Largest known deep sea coral reef mapped off US Atlantic coast

Largest known deep-sea coral reef mapped off US Atlantic coast – The Guardian

Scientists have mapped the largest known deep-sea coral reef, which stretches hundreds of kilometers off the Atlantic coast of the United States.

While researchers have known there were corals off the Atlantic since the 1960s, the size of the reef remained a mystery until new underwater mapping technologies made it possible to create 3D images of the seafloor.

The largest deep-sea coral reef known to date “was right under our noses, waiting to be discovered,” said Derek Sowers, an oceanographer with the nonprofit Ocean Exploration Trust.

Sowers and other scientists, including several from the federal National Oceanic and Atmospheric Administration, recently published maps of the reef in the journal Geomatics.

The reef stretches about 310 miles (500 km) from Florida to South Carolina, reaching 68 miles (110 km) wide in some places. The total area is almost three times the size of Yellowstone National Park.

“It's eye-opening — the scale is breathtaking,” said Stuart Sandin, a marine biologist at the Scripps Institution of Oceanography who was not involved in the study.

The reef was found at depths between 200 and 1,000 meters, where sunlight does not penetrate. Unlike tropical coral reefs, where photosynthesis is important for growth, corals this far down must filter food particles from the water to generate energy.
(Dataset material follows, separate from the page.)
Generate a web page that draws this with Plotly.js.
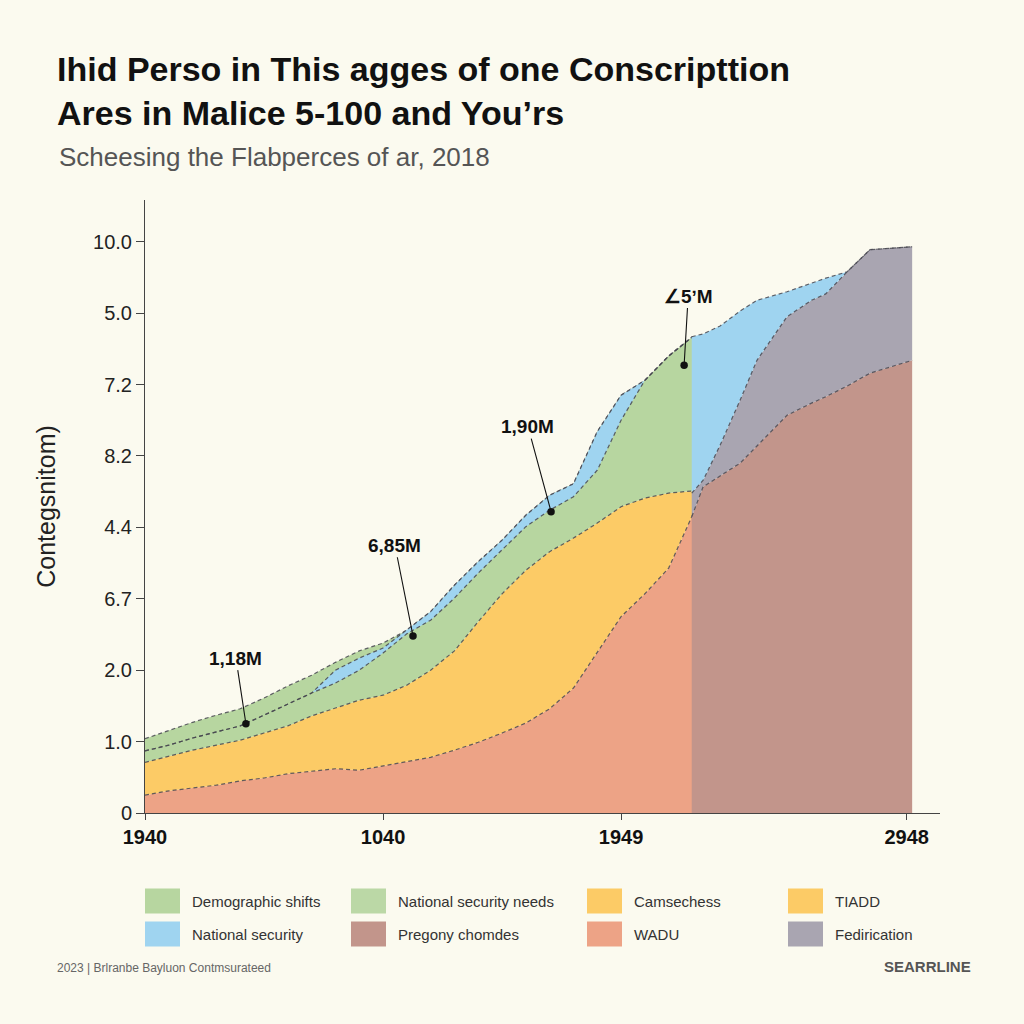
<!DOCTYPE html>
<html>
<head>
<meta charset="utf-8">
<script src="https://cdn.plot.ly/plotly-3.0.1.min.js"></script>
<style>html,body{margin:0;padding:0;background:#FBFAEF;}#chart{width:1024px;height:1024px;}</style>
</head>
<body>
<div id="chart"></div>
<script>
// ---------- data (values in axis-position units) ----------
const leftX = [0,1,2,3,4,5,6,7,8,9,10,11,12,13,14,15,16,17,18,19,20,21,22,23];
const wadu = [0.25,0.31,0.35,0.39,0.45,0.49,0.55,0.59,0.62,0.60,0.66,0.71,0.78,0.88,0.99,1.12,1.26,1.46,1.75,2.25,2.75,3.07,3.43,4.17];
const camsechess = [0.71,0.80,0.88,0.95,1.02,1.12,1.22,1.36,1.47,1.58,1.65,1.79,2.00,2.27,2.68,3.07,3.40,3.66,3.85,4.06,4.29,4.41,4.48,4.51];
const demographic = [1.04,1.16,1.27,1.37,1.46,1.61,1.78,1.93,2.11,2.27,2.38,2.56,2.82,3.19,3.52,3.82,4.17,4.45,4.61,5.34,5.85,6.06,6.40,6.67];
const securityLow = [0.87,0.95,1.05,1.13,1.22,1.37,1.53,1.68,1.82,2.00,2.24,2.51,2.70,3.01,3.36,3.68,4.01,4.24,4.43,4.80,5.50,6.06,6.40,6.67];
const securityHigh = [0.87,0.95,1.05,1.13,1.22,1.37,1.53,1.68,2.00,2.17,2.31,2.56,2.82,3.19,3.52,3.82,4.17,4.45,4.61,5.34,5.85,6.06,6.40,6.67];

const rightX = [22.97,23.45,24.16,25.0,25.71,26.97,28.0,28.6,29.5,30.46,32.23];
const pregony = [4.15,4.57,4.72,4.90,5.14,5.57,5.74,5.83,5.98,6.16,6.34];
const fedirication = [4.48,4.66,5.15,5.78,6.34,6.95,7.18,7.27,7.58,7.89,7.93];
const securityRight = [6.67,6.71,6.82,7.03,7.18,7.30,7.42,7.49,7.58,7.89,7.93];

const yTickVals = [0,1,2,3,4,5,6,7,8];
const yTickText = ['0','1.0','2.0','6.7','4.4','8.2','7.2','5.0','10.0'];
const xTickVals = [0,10,20,32];
const xTickText = ['1940','1040','1949','2948'];

const calloutText = ['1,18M','6,85M','1,90M','∠5ʼM'];
const calloutX = [4.24,11.26,17.06,22.65];
const calloutY = [1.25,2.48,4.22,6.27];
const calloutTextX = [3.82,10.5,16.09,22.82];
const calloutTextY = [2.17,3.75,5.41,7.24];

const legendLabels = ['Demographic shifts','National security needs','Camsechess','TIADD',
                      'National security','Pregony chomdes','WADU','Fedirication'];

// ---------- styles ----------
const C = {
  green:'#B7D6A0', green2:'#BBD8A6', yellow:'#FCCB66', blue:'#9FD4F0',
  brown:'#C2958B', salmon:'#EDA386', gray:'#A9A5B1'
};
const legendColors = [C.green, C.green2, C.yellow, C.yellow, C.blue, C.brown, C.salmon, C.gray];
const dashLine = {color:'rgba(70,70,80,0.85)', width:1.2, dash:'4px,3px'};
const BG = '#FBFAEF';
const FONT = 'Liberation Sans, Arial, sans-serif';

function area(x, y, fill, color){
  return {x:x, y:y, type:'scatter', mode:'lines', fill:fill, fillcolor:color,
          line:dashLine, hoverinfo:'skip', showlegend:false};
}

const traces = [
  area(leftX, wadu, 'tozeroy', C.salmon),
  area(leftX, camsechess, 'tonexty', C.yellow),
  area(leftX, demographic, 'tonexty', C.green),
  {x:leftX, y:securityLow, type:'scatter', mode:'lines', line:dashLine, hoverinfo:'skip', showlegend:false},
  area(leftX, securityHigh, 'tonexty', C.blue),
  area(rightX, pregony, 'tozeroy', C.brown),
  area(rightX, fedirication, 'tonexty', C.gray),
  area(rightX, securityRight, 'tonexty', C.blue)
];

// ---------- layout helpers (pixel -> paper) ----------
const L = 145, R = 940, T = 200, B = 813;
const pxX = p => (p - L) / (R - L);
const pxY = p => (B - p) / (B - T);

const annotations = [];
for (let i = 0; i < calloutText.length; i++) {
  annotations.push({
    x: calloutX[i], y: calloutY[i], xref:'x', yref:'y',
    ax: calloutTextX[i], ay: calloutTextY[i], axref:'x', ayref:'y',
    text: calloutText[i], showarrow:true, arrowhead:6, arrowsize:1.7, arrowwidth:1.1,
    arrowcolor:'#111', standoff:0,
    font:{family:FONT, size:19, color:'#111', weight:700}
  });
}
annotations.push({
  xref:'paper', yref:'paper', x:pxX(57), y:pxY(157), xanchor:'left', yanchor:'middle',
  text:'Scheesing the Flabperces of ar, 2018', showarrow:false,
  font:{family:FONT, size:26, color:'#555'}
});
annotations.push({
  xref:'paper', yref:'paper', x:pxX(55), y:pxY(968), xanchor:'left', yanchor:'middle',
  text:'2023 | Brlranbe Bayluon Contmsurateed', showarrow:false,
  font:{family:FONT, size:12, color:'#666'}
});
annotations.push({
  xref:'paper', yref:'paper', x:pxX(973), y:pxY(966), xanchor:'right', yanchor:'middle',
  text:'<b>SEARRLINE</b>', showarrow:false,
  font:{family:FONT, size:15, color:'#555'}
});

const shapes = [];
const colPx = [145, 351, 587, 788];
const rowPx = [901, 934];
legendLabels.forEach((lab, i) => {
  const c = colPx[i % 4], r = rowPx[Math.floor(i / 4)];
  shapes.push({type:'rect', xref:'paper', yref:'paper',
    x0:pxX(c), x1:pxX(c + 35), y0:pxY(r + 12.5), y1:pxY(r - 12.5),
    fillcolor:legendColors[i], line:{width:0}, layer:'above'});
  annotations.push({xref:'paper', yref:'paper', x:pxX(c + 45), y:pxY(r),
    xanchor:'left', yanchor:'middle', text:lab, showarrow:false,
    font:{family:FONT, size:15, color:'#333'}});
});

const layout = {
  width:1024, height:1024,
  paper_bgcolor:BG, plot_bgcolor:BG,
  margin:{l:L, r:1024 - R, t:T, b:1024 - B},
  title:{
    text:'<b>Ihid Perso in This agges of one Conscripttion</b><br><b>Ares in Malice 5-100 and You’rs</b>',
    x:57/1024, xanchor:'left', xref:'container',
    y:1 - 81/1024, yanchor:'top', yref:'container',
    font:{family:FONT, size:34, color:'#111'}
  },
  xaxis:{
    range:[0, 33.4], tickvals:xTickVals, ticktext:xTickText,
    showgrid:false, zeroline:false, showline:true, linecolor:'#444', linewidth:1,
    ticks:'outside', ticklen:6, tickcolor:'#444',
    tickfont:{family:FONT, size:20, color:'#111', weight:700},
    fixedrange:true
  },
  yaxis:{
    range:[0, 8.585], tickvals:yTickVals, ticktext:yTickText,
    showgrid:false, zeroline:false, showline:true, linecolor:'#444', linewidth:1,
    ticks:'outside', ticklen:8, tickcolor:'#444',
    tickfont:{family:FONT, size:20, color:'#222'},
    title:{text:'Contegsnitom)', standoff:30,
      font:{family:FONT, size:25, color:'#222'}},
    fixedrange:true
  },
  showlegend:false,
  annotations:annotations,
  shapes:shapes
};

Plotly.newPlot('chart', traces, layout, {displayModeBar:false, staticPlot:true});
</script>
</body>
</html>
Deep coral reefs provide habitat for sharks, swordfish, starfish, octopuses, shrimp and many other fish species, the scientists said.

Tropical reefs are better known to scientists, snorkelers and divers because they are more accessible. The world's largest tropical coral reef system, the Great Barrier Reef in Australia, stretches for approximately 1,430 miles (2,300 km).

Sowers said it is possible that larger deep-sea reefs will be discovered in the future because only about 25% of the world's seafloor has been mapped at high resolution.

Maps of the seabed are created using high-resolution sonar devices carried on ships. Deep-sea reefs cover a larger portion of the ocean floor than tropical reefs.

Both types of habitats are vulnerable to climate change and disruption from oil and gas drilling, said Erik Cordes, a marine biologist at Temple University and co-author of the new study.